Parked my bike. Put on my runners. Had to get my head around the fact that I had made it in time to do the run. Wondered if I could do it in the 3 hours I had left. Didn’t think so but, what the heck, I had to try. T2 time was 4:01.

The Run
Hot, hot, hot! It was in the high 30s out there with the humidity but I knew I had to keep running if I wanted to bring this race home. The run course is almost entirely on a golf course, with a few short out and back loops on road. You feel like a hamster out there, running circles on the grass! I had no sense of where I was at all but the course was well marked and there were a lot of people out there with me so it would have been hard to get lost. I picked off the mileage signs and calculated my time and progress constantly. I felt good, despite the heat. I walked all the short, steep little hills but otherwise I ran. At the aid stations, I drank water and coke but didn’t eat anything other than two pretzels and a couple of orange wedges. The run volunteers were amazing – they showered us with cold water, poured ice down our tops, and kept us supplied with icy sponges, which I squeezed over my head and then put under my hat. I passed a lot of people. I said “I’m good. I’ve got this” to myself. Between the 9 and 11 mile markers, the course went out on a service road into the lava fields and it was so hot and desolate and brutal and for that little stretch I felt all the pain of that run. But when I got back onto the golf course at the 11 mile mark, I knew I was going to make it. I just ran. Near the finish, the path goes over a bridge and curves around by the ocean and then there’s the finish line! I pulled in under the arch with a smile on my face and a run time of 2:53:56. Kim was there waiting for me and she gave me a hug. I said to her that I was never so happy in all of my life to have a sucky time – 8:17:50. I was just so happy to have an official time. She said that that race was the hardest thing she had ever done (and she's done 4 Ironmans) and I agreed!

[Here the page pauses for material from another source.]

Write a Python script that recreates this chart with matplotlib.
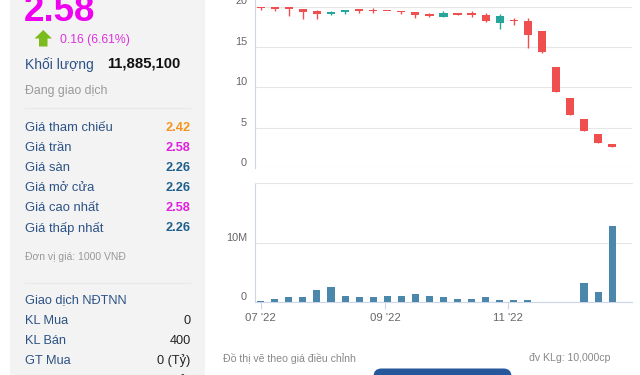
import matplotlib.pyplot as plt
import matplotlib.dates as mdates
from matplotlib.patches import Rectangle, Polygon, FancyBboxPatch
from datetime import datetime, timedelta

plt.rcParams['font.family'] = ['Liberation Sans', 'DejaVu Sans']

# weekly candles Jul - Dec 2022, price in 1000 VND
opens  = [20.0, 19.75, 19.8, 19.7, 19.4, 19.05, 19.35, 19.5, 19.47, 19.45, 19.35, 19.3, 19.0,
          18.75, 19.05, 19.2, 18.95, 18.0, 18.2, 18.24, 17.0, 12.5, 8.75, 6.15, 4.28, 3.0]
highs  = [20.0, 19.9, 19.85, 19.72, 19.6, 19.5, 19.55, 19.7, 19.8, 19.45, 19.5, 19.32, 19.15,
          19.45, 19.1, 19.4, 19.2, 19.05, 18.55, 18.54, 17.0, 12.5, 8.75, 6.15, 4.28, 3.0]
lows   = [19.55, 19.45, 18.85, 18.45, 18.45, 19.0, 19.1, 19.25, 19.25, 19.4, 19.1, 18.6, 18.75,
          18.75, 18.95, 18.75, 18.1, 17.2, 17.7, 14.83, 14.3, 9.45, 6.6, 4.6, 3.16, 2.58]
closes = [19.8, 19.7, 19.72, 19.3, 19.1, 19.3, 19.5, 19.45, 19.4, 19.4, 19.3, 18.95, 18.88,
          19.2, 18.98, 19.0, 18.15, 18.85, 18.15, 16.51, 14.41, 9.45, 6.6, 4.6, 3.16, 2.58]
# weekly volume, millions of shares
volumes = [0.3, 0.5, 0.85, 0.85, 2.1, 2.6, 1.1, 0.95, 0.85, 1.1, 1.1, 1.45, 1.0,
           0.85, 0.5, 0.5, 0.95, 0.35, 0.35, 0.45, 0, 0, 0, 3.2, 1.75, 12.9]

price_ticks = [0, 5, 10, 15, 20]
vol_ticks = [0, 10]
vol_tick_labels = ['0', '10M']

info_labels = ['Giá tham chiếu', 'Giá trần', 'Giá sàn', 'Giá mở cửa', 'Giá cao nhất', 'Giá thấp nhất']
info_values = ['2.42', '2.58', '2.26', '2.26', '2.58', '2.26']
info_colors = ['#f7941d', '#e020e0', '#1f5f8b', '#1f5f8b', '#e020e0', '#1f5f8b']
foreign_labels = ['KL Mua', 'KL Bán', 'GT Mua', 'GT Bán']
foreign_values = ['0', '400', '0 (Tỷ)', '0 (Tỷ)']

weeks = [datetime(2022, 7, 1) + timedelta(days=7 * i) for i in range(len(opens))]
xs = mdates.date2num(weeks)

UP, DOWN = '#26a69a', '#ef4f4f'
GRID, AXIS, LBL = '#e6e6e6', '#ccd6eb', '#666666'
NAVY = '#2d5286'

fig = plt.figure(figsize=(6.4, 3.75), dpi=100)


def box(x0, y0, x1, y1):
    return [x0 / 640, 1 - y1 / 375, (x1 - x0) / 640, (y1 - y0) / 375]


# background / left info panel, drawn in pixel coords
bg = fig.add_axes([0, 0, 1, 1])
bg.set_xlim(0, 640)
bg.set_ylim(375, 0)
bg.axis('off')
bg.add_patch(Rectangle((10, 0), 195, 375, color='#f3f3f3', lw=0))
bg.plot([25, 190], [108.3, 108.3], color='#e8e8e8', lw=0.8)
bg.plot([25, 190], [283.3, 283.3], color='#e8e8e8', lw=0.8)

bg.text(24, 20.7, '2.58', fontsize=26.5, fontweight='bold', color='#f000f0', va='baseline')
bg.add_patch(Polygon([(43.3, 30), (52, 38.5), (47.5, 38.5), (47.5, 46.5),
                      (39, 46.5), (39, 38.5), (34.5, 38.5)], color='#7cbb1e', lw=0))
bg.text(60, 40, '0.16 (6.61%)', fontsize=8.8, color='#dd33dd', va='center')
bg.text(25, 65, 'Khối lượng', fontsize=10, color=NAVY, va='center')
bg.text(107, 63.5, '11,885,100', fontsize=10.7, fontweight='bold', color='#111111', va='center')
bg.text(25, 90.7, 'Đang giao dịch', fontsize=8.8, color='#999999', va='center')

for i, (lab, val, col) in enumerate(zip(info_labels, info_values, info_colors)):
    y = 128.3 + 20 * i
    bg.text(25, y, lab, fontsize=9.4, color=NAVY, va='center')
    bg.text(190.7, y, val, fontsize=9.2, fontweight='bold', color=col, va='center', ha='right')
bg.text(25, 256.7, 'Đơn vị giá: 1000 VNĐ', fontsize=7.5, color='#999999', va='center')

bg.text(25, 300, 'Giao dịch NĐTNN', fontsize=9.2, color=NAVY, va='center')
for i, (lab, val) in enumerate(zip(foreign_labels, foreign_values)):
    y = 320.7 + 20 * i
    bg.text(25, y, lab, fontsize=9.2, color=NAVY, va='center')
    bg.text(190.7, y, val, fontsize=9.2, color='#222222', va='center', ha='right')

bg.text(223.3, 358.3, 'Đồ thị vẽ theo giá điều chỉnh', fontsize=7.6, color='#888888', va='center')
bg.text(610.7, 358.3, 'đv KLg: 10,000cp', fontsize=7.6, color='#888888', va='center', ha='right')
bg.add_patch(FancyBboxPatch((373.5, 368.5), 138, 20, boxstyle='round,pad=0,rounding_size=8',
                            color='#26579a', lw=0))

xmin = xs[0] - 3.0
xmax = xs[0] + 184.9

# price candles
ax = fig.add_axes(box(254.7, 0, 632, 168.3))
ax.set_facecolor('none')
for x, o, h, l, c in zip(xs, opens, highs, lows, closes):
    col = UP if c > o else DOWN
    ax.vlines(x, l, h, color=col, lw=1, zorder=2)
    ax.bar(x, max(abs(c - o), 0.2), bottom=min(o, c), width=4.1, color=col, lw=0, zorder=3)
ax.set_xlim(xmin, xmax)
ax.set_ylim(0, 20 + 6.5 / 8.09)
ax.set_yticks(price_ticks)
ax.set_yticklabels([str(t) for t in price_ticks])
ax.grid(axis='y', color=GRID, lw=0.8)
ax.set_axisbelow(True)
ax.tick_params(axis='y', length=0, pad=5.5, labelsize=7.8, labelcolor=LBL)
ax.tick_params(axis='x', bottom=False, labelbottom=False)
for s in ['top', 'right', 'bottom']:
    ax.spines[s].set_visible(False)
ax.spines['left'].set_color(AXIS)
ax.spines['left'].set_linewidth(0.8)
plt.setp(ax.get_yticklabels(), va='bottom')

# volume bars
axv = fig.add_axes(box(254.7, 183.3, 632, 302.3))
axv.set_facecolor('none')
axv.bar(xs, volumes, width=3.5, color='#4a87aa', lw=0, zorder=3)
axv.set_xlim(xmin, xmax)
axv.set_ylim(0, 20)
axv.set_yticks(vol_ticks)
axv.set_yticklabels(vol_tick_labels)
axv.grid(axis='y', color=GRID, lw=0.8)
axv.set_axisbelow(True)
axv.tick_params(axis='y', length=0, pad=5.5, labelsize=7.8, labelcolor=LBL)
plt.setp(axv.get_yticklabels(), va='bottom')
axv.xaxis.set_major_locator(mdates.MonthLocator(bymonth=[7, 9, 11]))
axv.xaxis.set_major_formatter(mdates.DateFormatter("%m '%y"))
axv.tick_params(axis='x', length=5, width=0.8, color=AXIS, pad=2.5, labelsize=8.2, labelcolor=LBL)
axv.spines['right'].set_visible(False)
axv.spines['top'].set_color(GRID)
axv.spines['top'].set_linewidth(0.8)
for s in ['left', 'bottom']:
    axv.spines[s].set_color(AXIS)
    axv.spines[s].set_linewidth(0.8)

fig.savefig('out.png', dpi=100)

After finishing, I walked over to the pool and got in. Nice! Then I ate the world’s most delicious cheeseburger, rested a bit, collected my bike, and took all my stuff back to the room.

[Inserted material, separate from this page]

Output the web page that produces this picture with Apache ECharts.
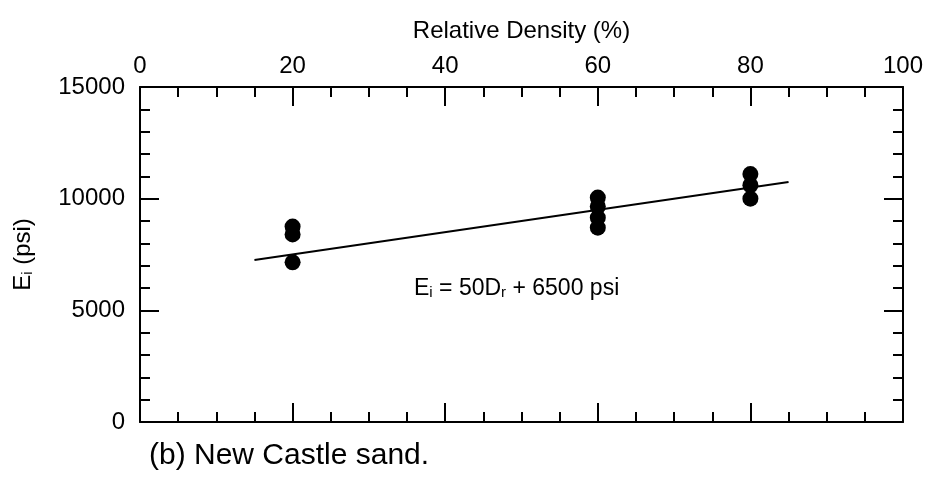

That evening, we relaxed and talked about the race and how incredibly hard it was and how proud we were of ourselves. Kim figured her time was about an hour slower than normal and I knew my time was not what I could do under better conditions. During the race, I had a moment where I thought I didn’t have what it took but afterward I saw it differently. We earned our medals – and I earned that jersey!

After the race, we had a couple more days of vacation. On Sunday, I had a massage by the ocean. Heaven! In the afternoon, we went into town to shop and then went to a luau. The food was very good and the Polynesian dancing was incredible. On Monday, we had pedicures to pamper our feet, which had served us so well on race day, and we swam again with the fish.

What an incredible week it was. Such a beautiful place. Such a difficult yet satisfying race experience. So cool to be there in Kona, the Mecca of triathlon. It was truly the trip of a lifetime.